A Global Action plan on Wasting
In March 2020 the Global Action Plan on Child Wasting (GAP) was released. This action plan is a result of the collection action by the Childhood Wasting steering Committee, coordinated by WHO and made up of representatives from FAO, WHO, UNHCR, UNICEF and WFP. UNSCN was pleased to be involved in this initiative which brought together UN agencies, civil society and academia to capture perspectives, expertise and needs to generate a truly global plan to tackle this pervasive form of malnutrition.
Wasting refers to a child who is too thin for his or her height. Wasting is the result of recent rapid weight loss or the failure to gain weight. As poignantly written in the Steering Committees joint statement “As principals of the United Nations humanitarian system, we have all looked into the blank stare and nearly lifeless body of a badly malnourished child, whose ever-so shallow breathing is often the only sign of life. We have all been deeply affected when a child could not be saved.”

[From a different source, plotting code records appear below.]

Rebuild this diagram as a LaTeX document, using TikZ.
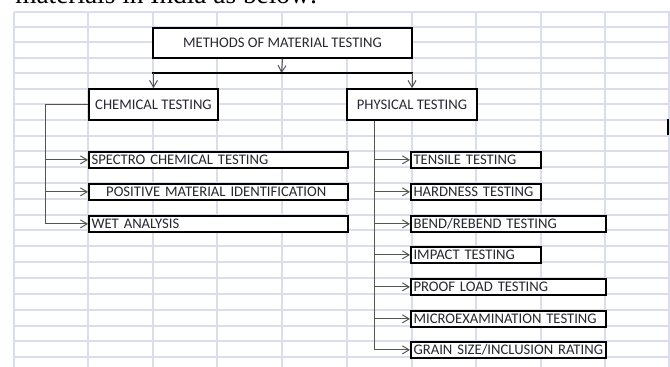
\documentclass[tikz,border=0pt]{standalone}
\usepackage{fontspec}
\setmainfont{Carlito}
\newfontfamily\leadfont{Liberation Serif}
\usetikzlibrary{arrows.meta}
\definecolor{gridcol}{RGB}{218,221,236}
\definecolor{linkcol}{RGB}{85,85,85}
\definecolor{labelcol}{RGB}{40,40,50}
\tikzset{
	cell/.style={draw=gridcol, line width=0.9pt},
	headbox/.style={draw, fill=white, line width=1.5pt, inner sep=0pt, anchor=north west,
		font=\fontsize{11}{12}\selectfont, text=labelcol},
	itembox/.style={draw, fill=white, line width=1.3pt, inner xsep=2pt, inner ysep=0pt,
		minimum height=12pt, anchor=north west, align=left,
		font=\fontsize{11}{12}\selectfont, text=labelcol},
	link/.style={draw=linkcol, line width=0.75pt},
	linkarrow/.style={link, -{Straight Barb[length=5pt,width=6pt]}},
	bar/.style={draw, line width=1.6pt},
}
\begin{document}
\begin{tikzpicture}[x=0.75pt, y=-0.75pt]
	\useasboundingbox (0,0) rectangle (670,367);
	\clip (0,0) rectangle (670,367);
	% spreadsheet cells
	\foreach \gy in {12,27,42,58,73,89,104,120,136,151,167,183,199,215,230,246,262,278,294,310,326,341,357}
		\draw[cell] (14,\gy) -- (670,\gy);
	\foreach \gx in {14,88,153,217,282,347,412,476,541,605,669}
		\draw[cell] (\gx,12) -- (\gx,367);
	% text cut off above
	\node[anchor=base west, inner sep=0pt, font=\leadfont\fontsize{20.5}{24}\selectfont] (lead) at (15,4) {materials in India as below:};
	\draw[line width=1.5pt] (668,119) -- (668,135);

	% boxes
	\node[headbox, minimum width=194.25pt, minimum height=22.5pt] (title) at (152,27) {METHODS OF MATERIAL TESTING};
	\node[headbox, minimum width=96.75pt, minimum height=23.25pt] (chem) at (88,88) {CHEMICAL TESTING};
	\node[headbox, minimum width=97.5pt, minimum height=23.25pt] (phys) at (346,88) {PHYSICAL TESTING};

	\node[itembox, text width=190.25pt] (spectro) at (88,151) {SPECTRO CHEMICAL TESTING};
	\node[itembox, text width=190.25pt] (pmi) at (88,183) {\hspace*{11pt}POSITIVE MATERIAL IDENTIFICATION};
	\node[itembox, text width=190.25pt] (wet) at (88,215) {WET ANALYSIS};

	\node[itembox, text width=93.5pt] (tensile) at (410,151) {TENSILE TESTING};
	\node[itembox, text width=93.5pt] (hardness) at (410,183) {HARDNESS TESTING};
	\node[itembox, text width=142.25pt] (bend) at (410,215) {BEND/REBEND TESTING};
	\node[itembox, text width=93.5pt] (impact) at (410,246) {IMPACT TESTING};
	\node[itembox, text width=142.25pt] (proof) at (410,278) {PROOF LOAD TESTING};
	\node[itembox, text width=142.25pt] (micro) at (410,310) {MICROEXAMINATION TESTING};
	\node[itembox, text width=142.25pt] (grain) at (410,341) {GRAIN SIZE/INCLUSION RATING};

	% split under the title
	\coordinate (split) at (281.5,73);
	\draw[linkarrow] (title.south) -- (split);
	\draw[bar] (split -| title.west) -- (split -| title.east);
	\draw[linkarrow] (split -| chem.north) -- (chem.north);
	\draw[linkarrow] (split -| phys.north) -- (phys.north);

	% chemical branch
	\coordinate (chemrail) at (45,0);
	\draw[link] (chem.west) -| (chemrail |- wet.west);
	\foreach \item in {spectro,pmi,wet}
		\draw[linkarrow] (chemrail |- \item.west) -- (\item.west);

	% physical branch
	\coordinate (physrail) at (374,0);
	\draw[link] (physrail |- phys.south) -- (physrail |- grain.west);
	\foreach \item in {tensile,hardness,bend,impact,proof,micro,grain}
		\draw[linkarrow] (physrail |- \item.west) -- (\item.west);
\end{tikzpicture}
\end{document}
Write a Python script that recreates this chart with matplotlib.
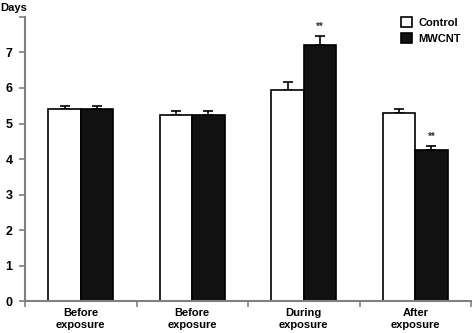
import matplotlib
matplotlib.use("Agg")
import matplotlib.pyplot as plt
import numpy as np

plt.rcParams['font.family'] = ['Liberation Sans', 'DejaVu Sans']

# dati
categorie = ["Before\nexposure", "Before\nexposure", "During\nexposure", "After\nexposure"]
control = [5.40, 5.25, 5.93, 5.30]
control_err = [0.09, 0.09, 0.25, 0.12]
mwcnt = [5.40, 5.25, 7.22, 4.25]
mwcnt_err = [0.09, 0.09, 0.24, 0.12]
signif = ["", "", "**", "**"]

fig = plt.figure(figsize=(4.72, 3.33), dpi=100)
ax = fig.add_axes([0.053, 0.096, 0.945, 0.853])

x = np.arange(len(categorie))
w = 0.29
grigio = "#808080"

ax.bar(x - w/2, control, w, color="white", edgecolor="black", linewidth=1.2,
       label="Control", zorder=2)
ax.bar(x + w/2, mwcnt, w, color="#111111", edgecolor="black", linewidth=1.2,
       label="MWCNT", zorder=2)
ax.errorbar(x - w/2, control, yerr=[np.zeros(4), control_err], fmt="none",
            ecolor="black", elinewidth=1.2, capsize=3.5, capthick=1.2, zorder=1)
ax.errorbar(x + w/2, mwcnt, yerr=[np.zeros(4), mwcnt_err], fmt="none",
            ecolor="black", elinewidth=1.2, capsize=3.5, capthick=1.2, zorder=1)

for i, s in enumerate(signif):
    if s:
        ax.text(x[i] + w/2, mwcnt[i] + mwcnt_err[i] + 0.12, s, ha="center",
                va="bottom", fontsize=7, fontweight="bold", color="#333333")

# assi
ax.set_xlim(-0.5, 3.5)
ax.set_ylim(0, 8)
ax.set_yticks(range(0, 9))
ax.set_yticklabels([str(i) for i in range(8)] + [""])
ax.set_xticks(np.arange(-0.5, 4, 1))
ax.set_xticklabels([])
ax.set_xticks(x, minor=True)
ax.set_xticklabels(categorie, minor=True, fontsize=8, fontweight="bold",
                   linespacing=1.3)
ax.tick_params(axis="x", which="minor", length=0, pad=5)
ax.tick_params(axis="x", which="major", length=4, color=grigio, width=1.2)
ax.tick_params(axis="y", length=4, color=grigio, width=1.2, labelsize=9, pad=5)
for t in ax.get_yticklabels():
    t.set_fontweight("bold")

for lato in ["top", "right"]:
    ax.spines[lato].set_visible(False)
for lato in ["left", "bottom"]:
    ax.spines[lato].set_color(grigio)
    ax.spines[lato].set_linewidth(1.5)

fig.text(0.0, 0.99, "Days", fontsize=8, fontweight="bold", va="top")

ax.legend(loc="upper right", bbox_to_anchor=(1.0, 1.035), frameon=False,
          prop={"weight": "bold", "size": 8},
          handlelength=1.0, handleheight=1.0, handletextpad=0.6, labelspacing=0.5)

fig.savefig("out.png", dpi=100)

A child who is moderately or severely wasted has an increased risk of death, but treatment is possible. Every year, the United Nations provides 10 million children suffering from acute malnutrition (“wasting”) with services they need to recover, including nutrition treatment, treatment of infections such as diarrheal diseases, hygiene and sanitation services, and access to clean water and the nutritious diets needed for heathy growth. Yet the burden of childhood malnutrition remains. The latest joint child estimates prepared by UNICEF, WHO and the World Bank, show that 229 million children suffer from some form of malnutrition with 38 million affected by overweight and obesity, 144 million by stunting and 47 million by wasting. More than two thirds of all wasted children under 5 lived in Asia and more than one quarter lived in Africa.
While many countries are moving in the right direction, progress is too slow to reach the wasting related 2025 World Health Assembly and 2030 Sustainable Development Goal targets. The GAP provides a framework for action to accelerate action. The framework is focused around four critical health outcomes and the pathways to accelerate the delivery of priority actions and create a more enabling environment for their success. The GAP aims to shift the collective focus towards prevention and scaling up evidence-informed treatment through a more sustainable systems-wide approach.

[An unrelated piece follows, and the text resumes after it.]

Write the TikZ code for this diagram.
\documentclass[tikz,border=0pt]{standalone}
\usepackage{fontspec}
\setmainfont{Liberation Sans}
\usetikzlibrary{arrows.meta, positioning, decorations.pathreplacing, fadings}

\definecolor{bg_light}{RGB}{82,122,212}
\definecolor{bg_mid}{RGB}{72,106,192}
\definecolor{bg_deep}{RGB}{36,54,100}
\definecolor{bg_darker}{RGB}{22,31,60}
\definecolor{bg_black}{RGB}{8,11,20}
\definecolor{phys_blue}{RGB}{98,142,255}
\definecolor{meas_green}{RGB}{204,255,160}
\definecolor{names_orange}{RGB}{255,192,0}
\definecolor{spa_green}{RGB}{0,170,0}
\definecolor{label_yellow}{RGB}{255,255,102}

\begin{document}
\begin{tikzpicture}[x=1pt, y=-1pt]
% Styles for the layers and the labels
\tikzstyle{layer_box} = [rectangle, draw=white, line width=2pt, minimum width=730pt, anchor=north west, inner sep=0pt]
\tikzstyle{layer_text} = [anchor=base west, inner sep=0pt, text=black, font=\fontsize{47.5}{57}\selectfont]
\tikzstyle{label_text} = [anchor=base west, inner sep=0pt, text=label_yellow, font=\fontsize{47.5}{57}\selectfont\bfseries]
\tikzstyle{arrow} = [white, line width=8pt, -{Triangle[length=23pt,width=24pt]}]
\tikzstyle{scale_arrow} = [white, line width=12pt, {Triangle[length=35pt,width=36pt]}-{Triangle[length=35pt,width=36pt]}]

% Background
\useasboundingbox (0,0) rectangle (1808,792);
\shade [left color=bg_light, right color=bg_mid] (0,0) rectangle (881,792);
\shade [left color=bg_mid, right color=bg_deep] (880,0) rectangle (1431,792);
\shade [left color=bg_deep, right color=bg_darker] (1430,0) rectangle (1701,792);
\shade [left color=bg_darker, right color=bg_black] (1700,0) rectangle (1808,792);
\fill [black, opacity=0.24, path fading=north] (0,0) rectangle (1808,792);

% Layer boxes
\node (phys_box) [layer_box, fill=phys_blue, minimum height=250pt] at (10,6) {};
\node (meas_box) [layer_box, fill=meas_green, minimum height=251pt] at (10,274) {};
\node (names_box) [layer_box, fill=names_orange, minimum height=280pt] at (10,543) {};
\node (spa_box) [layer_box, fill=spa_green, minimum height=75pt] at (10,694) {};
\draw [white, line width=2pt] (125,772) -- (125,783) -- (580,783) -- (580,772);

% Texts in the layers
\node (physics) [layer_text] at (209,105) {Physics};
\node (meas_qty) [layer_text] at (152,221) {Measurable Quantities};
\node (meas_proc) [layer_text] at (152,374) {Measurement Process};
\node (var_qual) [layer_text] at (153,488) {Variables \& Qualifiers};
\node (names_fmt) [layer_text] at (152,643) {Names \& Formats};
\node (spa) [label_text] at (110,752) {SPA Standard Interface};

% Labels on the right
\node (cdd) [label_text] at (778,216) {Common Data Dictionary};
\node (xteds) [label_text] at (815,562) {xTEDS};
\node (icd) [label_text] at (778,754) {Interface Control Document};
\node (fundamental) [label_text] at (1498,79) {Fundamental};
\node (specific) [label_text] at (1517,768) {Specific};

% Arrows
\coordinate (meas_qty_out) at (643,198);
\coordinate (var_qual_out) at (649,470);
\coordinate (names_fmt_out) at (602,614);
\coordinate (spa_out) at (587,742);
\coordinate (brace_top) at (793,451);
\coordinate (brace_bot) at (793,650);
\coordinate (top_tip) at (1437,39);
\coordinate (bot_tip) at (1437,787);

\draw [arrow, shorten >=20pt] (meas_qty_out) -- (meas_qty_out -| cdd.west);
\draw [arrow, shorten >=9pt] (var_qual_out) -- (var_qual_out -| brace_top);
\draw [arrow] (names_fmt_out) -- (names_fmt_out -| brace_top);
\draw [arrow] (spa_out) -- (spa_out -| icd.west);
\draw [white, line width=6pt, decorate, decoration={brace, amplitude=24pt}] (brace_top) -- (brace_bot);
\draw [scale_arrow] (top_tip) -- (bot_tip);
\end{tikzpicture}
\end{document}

Figure 1. The Global Action Plan on Childhood Wasting framework for action
Following the launch of the GAP, UNICEF will now coordinate the translation of the GAP into a multi-year, multi-country, multi-stakeholder roadmap for action.

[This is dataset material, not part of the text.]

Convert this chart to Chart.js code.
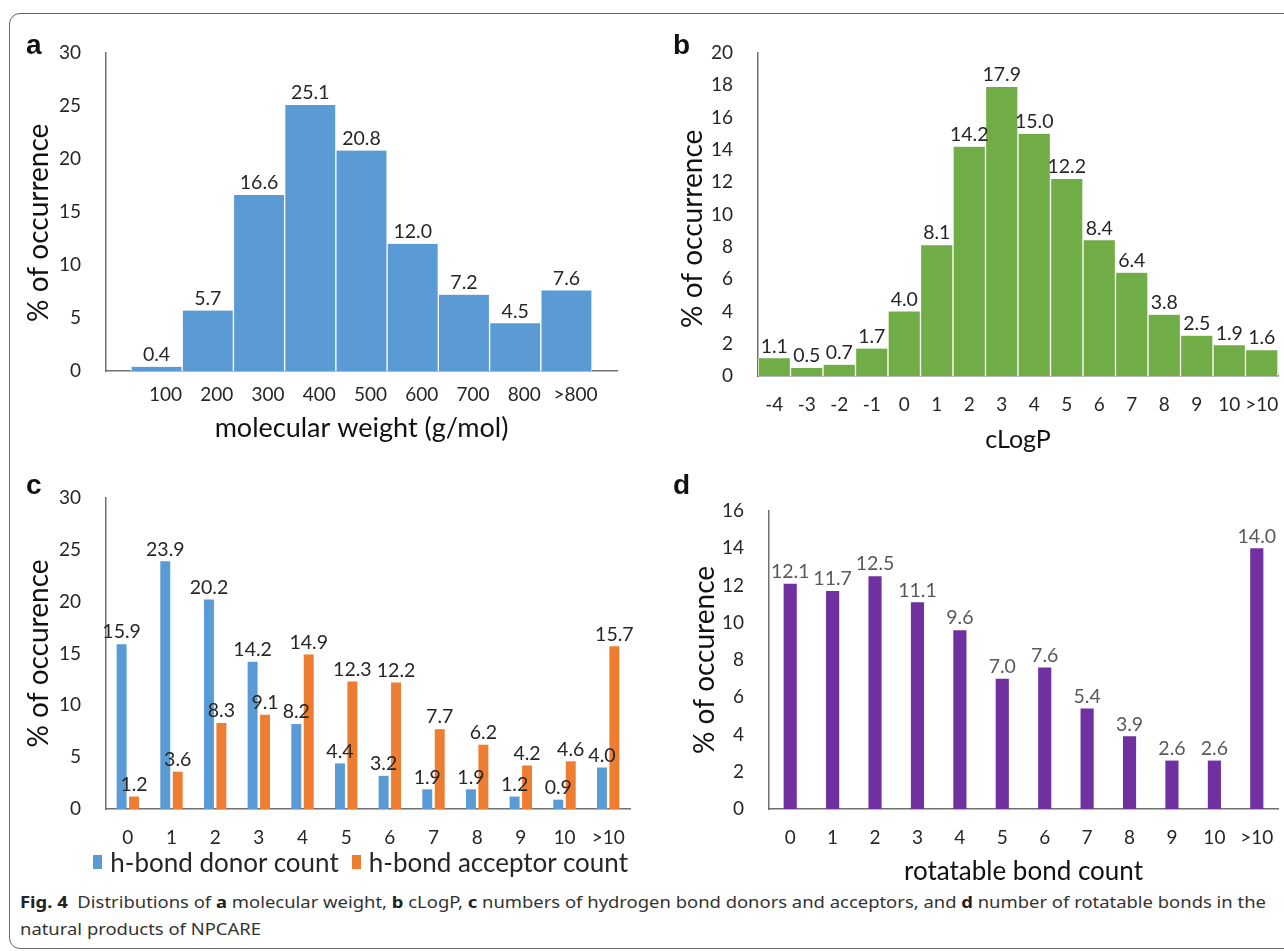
<!DOCTYPE html>
<html>
<head>
<meta charset="utf-8">
<script src="https://cdn.jsdelivr.net/npm/chart.js@4.4.1/dist/chart.umd.min.js"></script>
<style>
  body { margin: 0; background: #fff; width: 1284px; height: 951px; overflow: hidden; position: relative; font-family: Lato, sans-serif; }
  .frame { position: absolute; left: 9px; top: 13px; width: 1320px; height: 934px; border: 1.5px solid #666; border-radius: 11px; }
  canvas { position: absolute; }
  .tag { position: absolute; font: bold 28px "Liberation Sans", Arial, sans-serif; color: #111; line-height: 1; }
  .cap { position: absolute; left: 20px; white-space: nowrap; font: 16px "Noto Sans", sans-serif; color: #333; transform-origin: 0 50%; }
  .cap b { color: #222; }
  #legend { position: absolute; right: 656px; top: 847px; height: 30px; display: flex; align-items: center; font: 26px Lato; color: #262626; white-space: nowrap; }
  #legend .item { display: flex; align-items: center; margin-left: 13px; }
  #legend .box { width: 9px; height: 14px; margin-right: 8px; }
</style>
</head>
<body>
<div class="frame"></div>

<canvas id="mw" width="610" height="420" style="left:20px;top:30px"></canvas>
<canvas id="logp" width="634" height="440" style="left:650px;top:30px"></canvas>
<canvas id="hbond" width="625" height="400" style="left:20px;top:470px"></canvas>
<canvas id="rot" width="634" height="420" style="left:650px;top:470px"></canvas>
<div id="legend"></div>

<div class="tag" style="left:26px;top:31px">a</div>
<div class="tag" style="left:673px;top:31px">b</div>
<div class="tag" style="left:26px;top:471px">c</div>
<div class="tag" style="left:673px;top:471px">d</div>

<div class="cap" id="cap1" style="top:891px"><b>Fig. 4</b>&nbsp; Distributions of <b>a</b> molecular weight, <b>b</b> cLogP, <b>c</b> numbers of hydrogen bond donors and acceptors, and <b>d</b> number of rotatable bonds in the</div>
<div class="cap" id="cap2" style="top:918px">natural products of NPCARE</div>

<script>
// panel a: molecular weight
const mwLabels = ['100', '200', '300', '400', '500', '600', '700', '800', '>800'];
const mwValues = [0.4, 5.7, 16.6, 25.1, 20.8, 12.0, 7.2, 4.5, 7.6];

// panel b: cLogP
const logpLabels = ['-4', '-3', '-2', '-1', '0', '1', '2', '3', '4', '5', '6', '7', '8', '9', '10', '>10'];
const logpValues = [1.1, 0.5, 0.7, 1.7, 4.0, 8.1, 14.2, 17.9, 15.0, 12.2, 8.4, 6.4, 3.8, 2.5, 1.9, 1.6];

// panels c and d share the count categories
const countLabels = ['0', '1', '2', '3', '4', '5', '6', '7', '8', '9', '10', '>10'];
const donorValues = [15.9, 23.9, 20.2, 14.2, 8.2, 4.4, 3.2, 1.9, 1.9, 1.2, 0.9, 4.0];
const acceptorValues = [1.2, 3.6, 8.3, 9.1, 14.9, 12.3, 12.2, 7.7, 6.2, 4.2, 4.6, 15.7];
const rotValues = [12.1, 11.7, 12.5, 11.1, 9.6, 7.0, 7.6, 5.4, 3.9, 2.6, 2.6, 14.0];

const GRAY = '#707070';
const INK = '#262626';

Chart.defaults.font.family = 'Lato';
Chart.defaults.animation = false;

// draws the value above every bar
const valueLabels = {
    id: 'valueLabels',
    afterDatasetsDraw(chart, args, opts) {
        const ctx = chart.ctx;
        ctx.save();
        ctx.font = (opts.size || 19.5) + 'px Lato';
        ctx.fillStyle = opts.color || INK;
        ctx.textAlign = 'center';
        ctx.textBaseline = 'middle';
        chart.data.datasets.forEach((ds, i) => {
            chart.getDatasetMeta(i).data.forEach((bar, j) => {
                const v = ds.data[j];
                const y = typeof v === 'object' ? v.y : v;
                ctx.fillText(y.toFixed(1), bar.x, bar.y - 12);
            });
        });
        ctx.restore();
    }
};
Chart.register(valueLabels);

// the gap between axis and tick text comes from an invisible tick mark,
// ticks.padding would also pad the chart area
function yAxis(max, step, width, title, titlePad) {
    return {
        min: 0,
        max: max,
        grid: { display: false, drawTicks: true, tickLength: 25 },
        border: { color: GRAY, width: 1.5 },
        ticks: { stepSize: step, padding: 0, color: INK, font: { size: 19 } },
        title: {
            display: true, text: title, color: '#111',
            font: { size: 28 }, padding: { top: titlePad, bottom: 0 }
        },
        afterFit(s) { s.width = width; }
    };
}

function xAxis(height, tickGap, title, titleSize, titlePad) {
    return {
        offset: true,
        grid: { display: false, drawTicks: true, tickLength: tickGap },
        border: { color: GRAY, width: 1.5 },
        ticks: { padding: 0, color: INK, font: { size: 19 }, maxRotation: 0, autoSkip: false },
        title: {
            display: !!title, text: title, color: '#111',
            font: { size: titleSize }, padding: { top: 0, bottom: titlePad }
        },
        afterFit(s) { s.height = height; }
    };
}

// a — linear x so the histogram can sit off the axis ends
const mwX = xAxis(79, 12.6, 'molecular weight (g/mol)', 27, 5.8);
mwX.type = 'linear';
mwX.offset = false;
mwX.min = -0.987;
mwX.max = 8.987;
mwX.ticks.stepSize = 1;
mwX.ticks.includeBounds = false;
mwX.ticks.labelOffset = 9;
mwX.ticks.callback = v => mwLabels[v] ?? '';

new Chart(document.getElementById('mw'), {
    type: 'bar',
    data: {
        datasets: [{
            data: mwValues.map((v, i) => ({ x: i, y: v })),
            backgroundColor: '#5b9bd5',
            borderColor: '#ffffff',
            borderWidth: { left: 1, right: 1, top: 0, bottom: 0 },
            barPercentage: 1,
            categoryPercentage: 1
        }]
    },
    options: {
        responsive: false,
        layout: { padding: { top: 23, right: 13, left: 0, bottom: 0 } },
        // trailing spaces nudge the rotated title down, as in the source figure
        scales: { x: mwX, y: yAxis(30, 5, 86, '% of occurrence   ', 2.2) },
        plugins: { legend: { display: false }, tooltip: { enabled: false } }
    }
});

// b
new Chart(document.getElementById('logp'), {
    type: 'bar',
    data: {
        labels: logpLabels,
        datasets: [{
            data: logpValues,
            backgroundColor: '#70ad47',
            borderColor: '#ffffff',
            borderWidth: { left: 1, right: 1, top: 0, bottom: 0 },
            barPercentage: 1,
            categoryPercentage: 1
        }]
    },
    options: {
        responsive: false,
        layout: { padding: { top: 23, right: 6, left: 0, bottom: 0 } },
        scales: { x: xAxis(94, 17.6, 'cLogP', 25, 15), y: yAxis(20, 2, 108, '% of occurrence    ', 26.2) },
        plugins: { legend: { display: false }, tooltip: { enabled: false } }
    }
});

// c
const hbondChart = new Chart(document.getElementById('hbond'), {
    type: 'bar',
    data: {
        labels: countLabels,
        datasets: [
            { label: 'h-bond donor count', data: donorValues, backgroundColor: '#5b9bd5' },
            { label: 'h-bond acceptor count', data: acceptorValues, backgroundColor: '#ed7d31' }
        ]
    },
    options: {
        responsive: false,
        datasets: { bar: { barPercentage: 0.8, categoryPercentage: 0.57 } },
        layout: { padding: { top: 28, right: 15, left: 0, bottom: 0 } },
        scales: { x: xAxis(61, 17.6, '', 24, 0), y: yAxis(30, 5, 86, '% of occurence', 2.2) },
        plugins: { legend: { display: false }, tooltip: { enabled: false } }
    }
});

// legend for c, built from the chart's own datasets
const legendEl = document.getElementById('legend');
hbondChart.data.datasets.forEach(ds => {
    const item = document.createElement('span');
    item.className = 'item';
    const box = document.createElement('span');
    box.className = 'box';
    box.style.background = ds.backgroundColor;
    item.appendChild(box);
    item.appendChild(document.createTextNode(ds.label));
    legendEl.appendChild(item);
});

// d
new Chart(document.getElementById('rot'), {
    type: 'bar',
    data: {
        labels: countLabels,
        datasets: [{
            data: rotValues,
            backgroundColor: '#7030a0',
            barPercentage: 0.31,
            categoryPercentage: 1
        }]
    },
    options: {
        responsive: false,
        layout: { padding: { top: 41, right: 6, left: 0, bottom: 0 } },
        scales: { x: xAxis(81, 17.6, 'rotatable bond count', 26, 2.4), y: yAxis(16, 2, 119, '% of occurence', 38.2) },
        plugins: {
            legend: { display: false },
            tooltip: { enabled: false },
            valueLabels: { color: '#595959' }
        }
    }
});

// squeeze the caption to the figure width
const cap1 = document.getElementById('cap1');
const cap2 = document.getElementById('cap2');
const k = 1246 / cap1.offsetWidth;
cap1.style.transform = 'scaleX(' + k + ')';
cap2.style.transform = 'scaleX(' + k + ')';
</script>
</body>
</html>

The process of developing the GAP has established an effective network and working platform to allow for the steering committee and their partner organizations to rapidly harness the collective expertise and act to minimize the negative consequences of the COVID-19 pandemic on childhood malnutrition. This has enabled the joint production of interim guidelines on childhood wasting in the context of COVID-19 through consultation with diverse and active working groups which pull together country and global level perspectives.